*Given problem*.
From the line containing "Clone this chart in matplotlib." through the line containing "delta_ticks = [30, 40, 50]", retype each line exactly; include both end lines and nothing beyond them.

*Records supplied*.
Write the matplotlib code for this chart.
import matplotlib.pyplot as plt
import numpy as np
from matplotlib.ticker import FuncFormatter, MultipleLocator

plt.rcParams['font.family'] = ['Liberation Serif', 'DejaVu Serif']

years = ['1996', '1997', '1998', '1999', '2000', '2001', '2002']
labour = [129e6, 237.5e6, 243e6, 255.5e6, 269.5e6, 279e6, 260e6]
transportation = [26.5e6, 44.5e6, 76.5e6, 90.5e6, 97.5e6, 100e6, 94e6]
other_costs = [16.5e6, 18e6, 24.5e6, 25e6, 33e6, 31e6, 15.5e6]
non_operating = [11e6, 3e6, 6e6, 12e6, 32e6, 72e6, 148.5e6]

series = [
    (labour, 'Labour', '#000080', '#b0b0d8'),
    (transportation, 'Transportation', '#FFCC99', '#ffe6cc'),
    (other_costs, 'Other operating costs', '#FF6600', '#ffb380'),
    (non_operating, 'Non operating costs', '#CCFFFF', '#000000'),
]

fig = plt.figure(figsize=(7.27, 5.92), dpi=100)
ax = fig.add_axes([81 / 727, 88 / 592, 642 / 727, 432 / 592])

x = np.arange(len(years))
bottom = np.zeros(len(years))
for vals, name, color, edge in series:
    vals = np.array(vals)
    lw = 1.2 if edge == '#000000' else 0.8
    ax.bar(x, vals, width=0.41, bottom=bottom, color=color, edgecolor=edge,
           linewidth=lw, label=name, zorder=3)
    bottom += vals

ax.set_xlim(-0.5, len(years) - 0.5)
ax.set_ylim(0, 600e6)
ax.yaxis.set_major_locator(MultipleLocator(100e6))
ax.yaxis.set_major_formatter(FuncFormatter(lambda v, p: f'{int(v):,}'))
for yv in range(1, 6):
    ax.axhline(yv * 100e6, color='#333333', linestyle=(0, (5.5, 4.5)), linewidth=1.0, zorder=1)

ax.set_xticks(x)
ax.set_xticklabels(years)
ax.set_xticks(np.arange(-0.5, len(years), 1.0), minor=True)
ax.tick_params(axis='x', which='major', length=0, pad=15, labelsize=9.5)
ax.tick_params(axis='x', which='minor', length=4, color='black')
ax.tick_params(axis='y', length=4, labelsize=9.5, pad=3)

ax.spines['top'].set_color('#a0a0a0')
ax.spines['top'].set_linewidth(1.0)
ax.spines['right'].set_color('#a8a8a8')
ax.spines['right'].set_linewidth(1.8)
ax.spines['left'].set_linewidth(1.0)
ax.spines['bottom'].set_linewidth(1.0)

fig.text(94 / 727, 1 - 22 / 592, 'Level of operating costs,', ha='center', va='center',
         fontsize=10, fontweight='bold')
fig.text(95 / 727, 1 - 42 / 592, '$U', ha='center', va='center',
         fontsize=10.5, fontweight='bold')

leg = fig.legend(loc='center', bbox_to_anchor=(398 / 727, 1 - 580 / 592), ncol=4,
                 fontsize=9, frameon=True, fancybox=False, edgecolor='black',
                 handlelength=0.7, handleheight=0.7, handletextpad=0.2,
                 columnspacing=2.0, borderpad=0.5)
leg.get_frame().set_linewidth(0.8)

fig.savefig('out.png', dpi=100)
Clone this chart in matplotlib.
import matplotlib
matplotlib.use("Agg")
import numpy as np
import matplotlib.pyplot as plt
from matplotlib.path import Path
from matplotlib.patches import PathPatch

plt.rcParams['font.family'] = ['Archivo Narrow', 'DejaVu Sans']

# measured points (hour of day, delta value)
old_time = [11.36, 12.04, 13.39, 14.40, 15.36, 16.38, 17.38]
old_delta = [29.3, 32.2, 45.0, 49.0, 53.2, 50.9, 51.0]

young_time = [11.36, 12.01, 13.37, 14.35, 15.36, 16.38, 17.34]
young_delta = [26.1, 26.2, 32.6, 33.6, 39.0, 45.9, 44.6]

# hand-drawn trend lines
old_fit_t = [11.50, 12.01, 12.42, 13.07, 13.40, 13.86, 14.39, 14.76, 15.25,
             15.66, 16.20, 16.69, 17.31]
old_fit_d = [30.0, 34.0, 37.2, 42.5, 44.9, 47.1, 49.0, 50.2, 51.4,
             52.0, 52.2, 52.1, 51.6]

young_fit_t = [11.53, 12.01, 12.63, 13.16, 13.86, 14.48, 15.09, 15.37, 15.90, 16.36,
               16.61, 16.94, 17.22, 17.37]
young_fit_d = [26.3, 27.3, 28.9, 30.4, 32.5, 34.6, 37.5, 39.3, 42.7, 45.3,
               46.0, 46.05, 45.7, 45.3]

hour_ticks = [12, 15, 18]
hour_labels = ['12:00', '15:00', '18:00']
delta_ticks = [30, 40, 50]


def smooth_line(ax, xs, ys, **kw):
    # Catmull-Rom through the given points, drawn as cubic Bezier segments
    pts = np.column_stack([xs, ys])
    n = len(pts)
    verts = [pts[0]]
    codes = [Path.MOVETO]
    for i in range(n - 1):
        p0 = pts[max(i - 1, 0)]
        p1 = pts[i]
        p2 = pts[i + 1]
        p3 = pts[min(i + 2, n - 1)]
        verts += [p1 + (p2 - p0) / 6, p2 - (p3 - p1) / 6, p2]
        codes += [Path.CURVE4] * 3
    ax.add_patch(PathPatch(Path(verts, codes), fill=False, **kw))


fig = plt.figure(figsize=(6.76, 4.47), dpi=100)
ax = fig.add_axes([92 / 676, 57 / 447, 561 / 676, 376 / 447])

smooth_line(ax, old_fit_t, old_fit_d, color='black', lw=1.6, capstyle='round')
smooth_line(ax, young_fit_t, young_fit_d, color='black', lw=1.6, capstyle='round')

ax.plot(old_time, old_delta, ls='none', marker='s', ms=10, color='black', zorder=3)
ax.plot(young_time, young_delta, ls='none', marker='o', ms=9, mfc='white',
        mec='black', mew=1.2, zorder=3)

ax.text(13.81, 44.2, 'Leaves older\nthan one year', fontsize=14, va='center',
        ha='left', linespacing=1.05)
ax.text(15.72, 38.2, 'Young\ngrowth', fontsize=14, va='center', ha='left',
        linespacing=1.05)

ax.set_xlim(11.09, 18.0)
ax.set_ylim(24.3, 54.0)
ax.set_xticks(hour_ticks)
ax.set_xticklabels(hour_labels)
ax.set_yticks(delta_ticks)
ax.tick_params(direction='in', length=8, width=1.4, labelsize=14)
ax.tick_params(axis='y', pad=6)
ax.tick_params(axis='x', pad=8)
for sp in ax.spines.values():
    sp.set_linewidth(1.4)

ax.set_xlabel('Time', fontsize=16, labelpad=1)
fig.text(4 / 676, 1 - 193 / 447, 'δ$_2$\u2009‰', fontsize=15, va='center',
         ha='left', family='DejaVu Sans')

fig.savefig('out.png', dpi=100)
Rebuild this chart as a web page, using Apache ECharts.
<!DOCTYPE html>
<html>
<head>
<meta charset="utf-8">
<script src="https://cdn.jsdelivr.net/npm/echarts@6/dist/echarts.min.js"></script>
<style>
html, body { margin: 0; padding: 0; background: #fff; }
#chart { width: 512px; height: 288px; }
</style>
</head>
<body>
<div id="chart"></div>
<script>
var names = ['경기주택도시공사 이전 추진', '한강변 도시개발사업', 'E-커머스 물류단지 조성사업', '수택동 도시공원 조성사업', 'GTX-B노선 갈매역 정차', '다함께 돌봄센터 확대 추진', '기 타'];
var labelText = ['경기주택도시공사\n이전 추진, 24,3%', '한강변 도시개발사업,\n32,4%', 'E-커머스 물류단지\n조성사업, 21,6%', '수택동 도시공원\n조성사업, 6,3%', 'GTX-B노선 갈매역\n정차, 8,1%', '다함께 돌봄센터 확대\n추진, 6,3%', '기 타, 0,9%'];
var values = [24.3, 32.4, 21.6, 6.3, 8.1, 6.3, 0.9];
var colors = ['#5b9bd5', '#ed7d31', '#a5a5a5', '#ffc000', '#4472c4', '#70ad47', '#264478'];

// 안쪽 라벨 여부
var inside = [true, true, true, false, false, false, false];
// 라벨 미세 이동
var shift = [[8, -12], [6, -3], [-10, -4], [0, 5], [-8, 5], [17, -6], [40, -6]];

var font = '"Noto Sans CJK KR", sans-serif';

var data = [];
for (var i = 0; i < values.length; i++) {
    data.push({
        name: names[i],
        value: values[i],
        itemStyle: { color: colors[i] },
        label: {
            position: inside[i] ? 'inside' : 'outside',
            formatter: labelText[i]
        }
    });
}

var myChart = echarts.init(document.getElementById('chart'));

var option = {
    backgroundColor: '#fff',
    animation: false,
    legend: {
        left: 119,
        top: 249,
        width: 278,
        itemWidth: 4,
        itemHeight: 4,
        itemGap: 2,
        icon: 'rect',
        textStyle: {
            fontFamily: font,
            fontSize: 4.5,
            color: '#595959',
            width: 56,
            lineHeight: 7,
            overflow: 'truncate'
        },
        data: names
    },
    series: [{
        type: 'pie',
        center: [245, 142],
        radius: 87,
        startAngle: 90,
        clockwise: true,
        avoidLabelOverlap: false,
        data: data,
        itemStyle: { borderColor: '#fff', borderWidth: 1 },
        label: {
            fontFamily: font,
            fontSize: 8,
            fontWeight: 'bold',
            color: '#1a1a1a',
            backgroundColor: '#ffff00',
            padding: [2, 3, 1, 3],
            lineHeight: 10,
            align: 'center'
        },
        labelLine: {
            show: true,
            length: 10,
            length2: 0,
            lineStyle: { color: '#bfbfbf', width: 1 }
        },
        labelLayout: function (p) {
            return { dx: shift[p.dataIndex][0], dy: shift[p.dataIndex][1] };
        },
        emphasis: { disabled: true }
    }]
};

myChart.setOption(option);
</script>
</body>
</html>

*Exercise solution*.
Clone this chart in matplotlib.
import matplotlib
matplotlib.use("Agg")
import numpy as np
import matplotlib.pyplot as plt
from matplotlib.path import Path
from matplotlib.patches import PathPatch

plt.rcParams['font.family'] = ['Archivo Narrow', 'DejaVu Sans']

# measured points (hour of day, delta value)
old_time = [11.36, 12.04, 13.39, 14.40, 15.36, 16.38, 17.38]
old_delta = [29.3, 32.2, 45.0, 49.0, 53.2, 50.9, 51.0]

young_time = [11.36, 12.01, 13.37, 14.35, 15.36, 16.38, 17.34]
young_delta = [26.1, 26.2, 32.6, 33.6, 39.0, 45.9, 44.6]

# hand-drawn trend lines
old_fit_t = [11.50, 12.01, 12.42, 13.07, 13.40, 13.86, 14.39, 14.76, 15.25,
             15.66, 16.20, 16.69, 17.31]
old_fit_d = [30.0, 34.0, 37.2, 42.5, 44.9, 47.1, 49.0, 50.2, 51.4,
             52.0, 52.2, 52.1, 51.6]

young_fit_t = [11.53, 12.01, 12.63, 13.16, 13.86, 14.48, 15.09, 15.37, 15.90, 16.36,
               16.61, 16.94, 17.22, 17.37]
young_fit_d = [26.3, 27.3, 28.9, 30.4, 32.5, 34.6, 37.5, 39.3, 42.7, 45.3,
               46.0, 46.05, 45.7, 45.3]

hour_ticks = [12, 15, 18]
hour_labels = ['12:00', '15:00', '18:00']
delta_ticks = [30, 40, 50]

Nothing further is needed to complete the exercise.